***** Information provided *****
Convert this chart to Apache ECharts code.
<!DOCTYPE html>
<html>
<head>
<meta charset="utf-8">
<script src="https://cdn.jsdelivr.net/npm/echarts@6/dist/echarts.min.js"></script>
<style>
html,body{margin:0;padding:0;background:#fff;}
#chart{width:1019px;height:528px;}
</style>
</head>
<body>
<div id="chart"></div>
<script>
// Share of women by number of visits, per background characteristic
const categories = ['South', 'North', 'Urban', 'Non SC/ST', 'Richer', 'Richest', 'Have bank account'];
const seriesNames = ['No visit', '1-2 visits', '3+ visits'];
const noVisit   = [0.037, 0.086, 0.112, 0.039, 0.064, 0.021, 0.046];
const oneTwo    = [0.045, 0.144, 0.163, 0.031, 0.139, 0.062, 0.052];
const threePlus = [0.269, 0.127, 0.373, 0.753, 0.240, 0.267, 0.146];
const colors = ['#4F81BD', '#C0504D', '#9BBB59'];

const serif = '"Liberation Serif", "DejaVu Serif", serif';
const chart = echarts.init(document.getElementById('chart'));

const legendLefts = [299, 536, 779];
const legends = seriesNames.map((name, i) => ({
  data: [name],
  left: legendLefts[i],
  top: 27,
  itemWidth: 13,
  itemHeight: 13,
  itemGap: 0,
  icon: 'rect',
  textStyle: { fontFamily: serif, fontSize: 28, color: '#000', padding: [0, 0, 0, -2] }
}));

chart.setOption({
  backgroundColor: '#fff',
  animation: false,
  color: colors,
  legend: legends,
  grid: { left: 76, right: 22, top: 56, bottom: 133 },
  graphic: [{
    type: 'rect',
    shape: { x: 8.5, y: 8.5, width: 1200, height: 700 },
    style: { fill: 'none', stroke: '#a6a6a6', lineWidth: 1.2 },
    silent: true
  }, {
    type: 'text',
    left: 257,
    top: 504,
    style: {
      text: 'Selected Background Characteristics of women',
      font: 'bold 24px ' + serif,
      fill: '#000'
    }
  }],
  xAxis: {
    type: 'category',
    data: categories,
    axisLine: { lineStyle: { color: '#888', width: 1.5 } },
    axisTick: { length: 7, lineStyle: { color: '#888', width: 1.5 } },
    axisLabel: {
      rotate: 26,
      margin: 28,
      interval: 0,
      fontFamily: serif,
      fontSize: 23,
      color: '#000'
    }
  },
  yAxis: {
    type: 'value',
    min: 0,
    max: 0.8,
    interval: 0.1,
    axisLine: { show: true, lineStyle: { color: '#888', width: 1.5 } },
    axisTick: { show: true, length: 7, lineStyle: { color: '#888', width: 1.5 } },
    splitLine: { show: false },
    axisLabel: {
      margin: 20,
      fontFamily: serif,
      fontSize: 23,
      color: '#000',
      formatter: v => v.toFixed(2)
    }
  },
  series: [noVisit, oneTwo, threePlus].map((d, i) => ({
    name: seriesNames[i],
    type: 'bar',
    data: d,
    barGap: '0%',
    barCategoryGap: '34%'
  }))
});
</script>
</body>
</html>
*****
Extract all of the data shown above without alteration.

**Solution:**
Convert this chart to Apache ECharts code.
<!DOCTYPE html>
<html>
<head>
<meta charset="utf-8">
<script src="https://cdn.jsdelivr.net/npm/echarts@6/dist/echarts.min.js"></script>
<style>
html,body{margin:0;padding:0;background:#fff;}
#chart{width:1019px;height:528px;}
</style>
</head>
<body>
<div id="chart"></div>
<script>
// Share of women by number of visits, per background characteristic
const categories = ['South', 'North', 'Urban', 'Non SC/ST', 'Richer', 'Richest', 'Have bank account'];
const seriesNames = ['No visit', '1-2 visits', '3+ visits'];
const noVisit   = [0.037, 0.086, 0.112, 0.039, 0.064, 0.021, 0.046];
const oneTwo    = [0.045, 0.144, 0.163, 0.031, 0.139, 0.062, 0.052];
const threePlus = [0.269, 0.127, 0.373, 0.753, 0.240, 0.267, 0.146];
const colors = ['#4F81BD', '#C0504D', '#9BBB59'];

const serif = '"Liberation Serif", "DejaVu Serif", serif';
const chart = echarts.init(document.getElementById('chart'));

const legendLefts = [299, 536, 779];
const legends = seriesNames.map((name, i) => ({
  data: [name],
  left: legendLefts[i],
  top: 27,
  itemWidth: 13,
  itemHeight: 13,
  itemGap: 0,
  icon: 'rect',
  textStyle: { fontFamily: serif, fontSize: 28, color: '#000', padding: [0, 0, 0, -2] }
}));

chart.setOption({
  backgroundColor: '#fff',
  animation: false,
  color: colors,
  legend: legends,
  grid: { left: 76, right: 22, top: 56, bottom: 133 },
  graphic: [{
    type: 'rect',
    shape: { x: 8.5, y: 8.5, width: 1200, height: 700 },
    style: { fill: 'none', stroke: '#a6a6a6', lineWidth: 1.2 },
    silent: true
  }, {
    type: 'text',
    left: 257,
    top: 504,
    style: {
      text: 'Selected Background Characteristics of women',
      font: 'bold 24px ' + serif,
      fill: '#000'
    }
  }],
  xAxis: {
    type: 'category',
    data: categories,
    axisLine: { lineStyle: { color: '#888', width: 1.5 } },
    axisTick: { length: 7, lineStyle: { color: '#888', width: 1.5 } },
    axisLabel: {
      rotate: 26,
      margin: 28,
      interval: 0,
      fontFamily: serif,
      fontSize: 23,
      color: '#000'
    }
  },
  yAxis: {
    type: 'value',
    min: 0,
    max: 0.8,
    interval: 0.1,
    axisLine: { show: true, lineStyle: { color: '#888', width: 1.5 } },
    axisTick: { show: true, length: 7, lineStyle: { color: '#888', width: 1.5 } },
    splitLine: { show: false },
    axisLabel: {
      margin: 20,
      fontFamily: serif,
      fontSize: 23,
      color: '#000',
      formatter: v => v.toFixed(2)
    }
  },
  series: [noVisit, oneTwo, threePlus].map((d, i) => ({
    name: seriesNames[i],
    type: 'bar',
    data: d,
    barGap: '0%',
    barCategoryGap: '34%'
  }))
});
</script>
</body>
</html>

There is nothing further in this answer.